C’étaient d’abord ses mœurs. Sans doute Louis XIV n’avait pas le droit de se montrer bien sévère, mais, s’il avait été dans sa jeunesse amoureux et galant, il n’avait jamais été débauché. Or, Vendôme l’était jusqu’à la crapule. Au goût des basses amours il joignait un vice qui, dans les poésies satiriques, faisait toujours suivre son nom d’une rime fâcheuse, et que Louis XIV (il faut ici laisser parler Saint-Simon), « quoiqu’il fût plein d’une juste horreur pour tous les habitans de Sodome, » ne lui reprocha cependant jamais.
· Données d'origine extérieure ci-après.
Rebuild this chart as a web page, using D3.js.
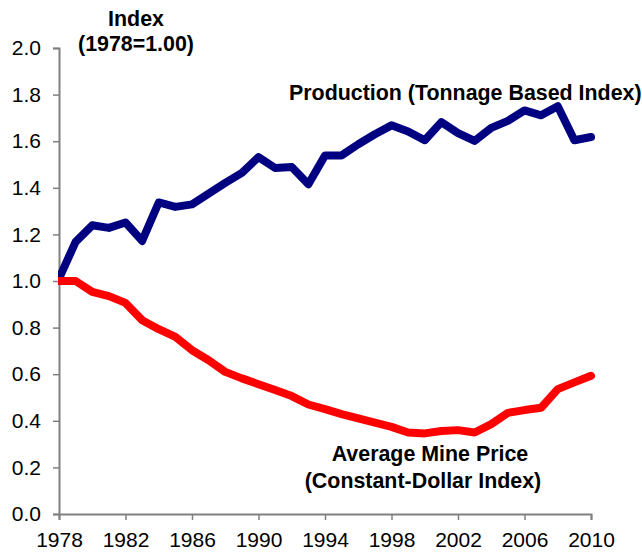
<!DOCTYPE html>
<html>
<head>
<meta charset="utf-8">
<script src="https://cdn.jsdelivr.net/npm/d3@7"></script>
<style>
  body { margin: 0; background: #fff; }
  text { font-family: Arial, "Liberation Sans", sans-serif; fill: #000; }
  .tick-label { font-size: 21px; }
  .chart-label { font-size: 21.4px; font-weight: bold; }
</style>
</head>
<body>
<div class="chart"></div>
<script>
// years and the two index series (1978 = 1.00)
var years = d3.range(1978, 2011);
var production = [1.01, 1.168, 1.239, 1.228, 1.251, 1.172, 1.337, 1.318, 1.329, 1.375,
    1.421, 1.464, 1.532, 1.485, 1.489, 1.415, 1.539, 1.539, 1.587, 1.630,
    1.668, 1.642, 1.604, 1.682, 1.635, 1.601, 1.657, 1.687, 1.732, 1.711,
    1.750, 1.604, 1.618];
var minePrice = [1.0, 1.0, 0.953, 0.935, 0.906, 0.832, 0.793, 0.760, 0.703, 0.660,
    0.610, 0.582, 0.557, 0.532, 0.506, 0.470, 0.450, 0.429, 0.410, 0.392,
    0.374, 0.350, 0.346, 0.356, 0.360, 0.350, 0.386, 0.434, 0.446, 0.456,
    0.536, 0.565, 0.593];
var xTicks = [1978, 1982, 1986, 1990, 1994, 1998, 2002, 2006, 2010];
var yTicks = [0, 0.2, 0.4, 0.6, 0.8, 1.0, 1.2, 1.4, 1.6, 1.8, 2.0];

function drawChart() {
    var margin = {top: 48, right: 51, bottom: 38, left: 59};
    var width = 642 - margin.left - margin.right;
    var height = 552 - margin.top - margin.bottom;

    var x = d3.scaleLinear().domain([1978, 2010]).range([0, width]);
    var y = d3.scaleLinear().domain([0, 2]).range([height, 0]);

    var svg = d3.select(".chart").append("svg")
        .attr("width", width + margin.left + margin.right)
        .attr("height", height + margin.top + margin.bottom);

    var g = svg.append("g")
        .attr("transform", `translate(${margin.left}, ${margin.top})`);

    // lines get cut at the y axis, like the original
    g.append("clipPath").attr("id", "plot-clip")
        .append("rect")
        .attr("x", -1).attr("y", -20)
        .attr("width", width + 30).attr("height", height + 40);

    // y axis
    var yAxis = g.append("g")
        .call(d3.axisLeft(y).tickValues(yTicks).tickSize(6).tickFormat(d3.format(".1f")));
    // x axis
    var xAxis = g.append("g")
        .attr("transform", `translate(0, ${height})`)
        .call(d3.axisBottom(x).tickValues(xTicks).tickSize(6).tickFormat(d3.format("d")));

    [xAxis, yAxis].forEach(function(ax) {
        ax.select(".domain").attr("stroke", "#808080").attr("stroke-width", 2);
        ax.selectAll(".tick line").attr("stroke", "#808080").attr("stroke-width", 1.5);
        ax.selectAll(".tick text")
            .attr("class", "tick-label")
            .attr("font-family", null)
            .attr("font-size", null)
            .attr("fill", "#000");
    });
    yAxis.selectAll(".tick text").attr("x", -18);
    xAxis.selectAll(".tick text").attr("y", 18);

    var line = d3.line()
        .x((d, i) => x(years[i]))
        .y(d => y(d));

    var lines = g.append("g").attr("clip-path", "url(#plot-clip)");

    lines.append("path")
        .datum(production)
        .attr("fill", "none")
        .attr("stroke", "#000080")
        .attr("stroke-width", 8)
        .attr("stroke-linejoin", "round")
        .attr("stroke-linecap", "round")
        .attr("d", line);

    lines.append("path")
        .datum(minePrice)
        .attr("fill", "none")
        .attr("stroke", "#ff0000")
        .attr("stroke-width", 8)
        .attr("stroke-linejoin", "round")
        .attr("stroke-linecap", "round")
        .attr("d", line);

    // labels
    svg.append("text").attr("class", "chart-label")
        .attr("x", 136).attr("y", 26).attr("text-anchor", "middle")
        .text("Index");
    svg.append("text").attr("class", "chart-label")
        .attr("x", 136).attr("y", 51).attr("text-anchor", "middle")
        .text("(1978=1.00)");
    svg.append("text").attr("class", "chart-label")
        .attr("x", 289).attr("y", 100)
        .text("Production (Tonnage Based Index)");
    svg.append("text").attr("class", "chart-label")
        .attr("x", 430).attr("y", 461).attr("text-anchor", "middle")
        .text("Average Mine Price");
    svg.append("text").attr("class", "chart-label")
        .attr("x", 423).attr("y", 488).attr("text-anchor", "middle")
        .text("(Constant-Dollar Index)");
}

drawChart();
</script>
</body>
</html>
Lorsque la conséquence de ses débauches l’eut forcé de se retirer dans son château d’Anet pour y subir ce qu’on appelait alors la Grande opération, et lorsqu’il en revint fort avarié, ayant perdu beaucoup de dents, et le nez d’aquilin devenu camus, le Roi, à son retour, s’informa de sa santé avec beaucoup de grâce, comme s’il se fût agi de la maladie la plus naturelle du monde, et recommanda bien aux courtisans de ne pas laisser apparaître à M. de Vendôme qu’ils l’avaient trouvé changé.

C’était ensuite son irréligion affichée. Vendôme faisait partie de ce petit groupe des libertins, plus nombreux qu’on ne pense dès la fin du XVIIe siècle, et qui, au XVIIIe, devait donner le ton à la société et à la littérature françaises. Mais, Louis XIV régnant, ce petit groupe se cachait encore par crainte du maître, qui, au plus fort de ses désordres de conduite, était cependant demeuré respectueux des choses religieuses, et qui, dans la seconde moitié de sa vie, imposait assez tyranniquement à son entourage les pratiques de la dévotion. Vendôme ne connaissait pas cette crainte. Il faisait ouvertement partie de la société qui se réunissait au Temple chez son frère, le grand prieur de Malte, non moins irréligieux et non moins débauché que lui, bien que d’un

  1. Cette descendance d’Henri IV contribuait également à rendre Vendôme populaire, car un pont-neuf disait :
    Bouvons tous au petit-fils
    Du grand roi Ventre-Saint-Gris.
    (Bibliothèque nationale, le Chansonnier français, t. XI, p. 334).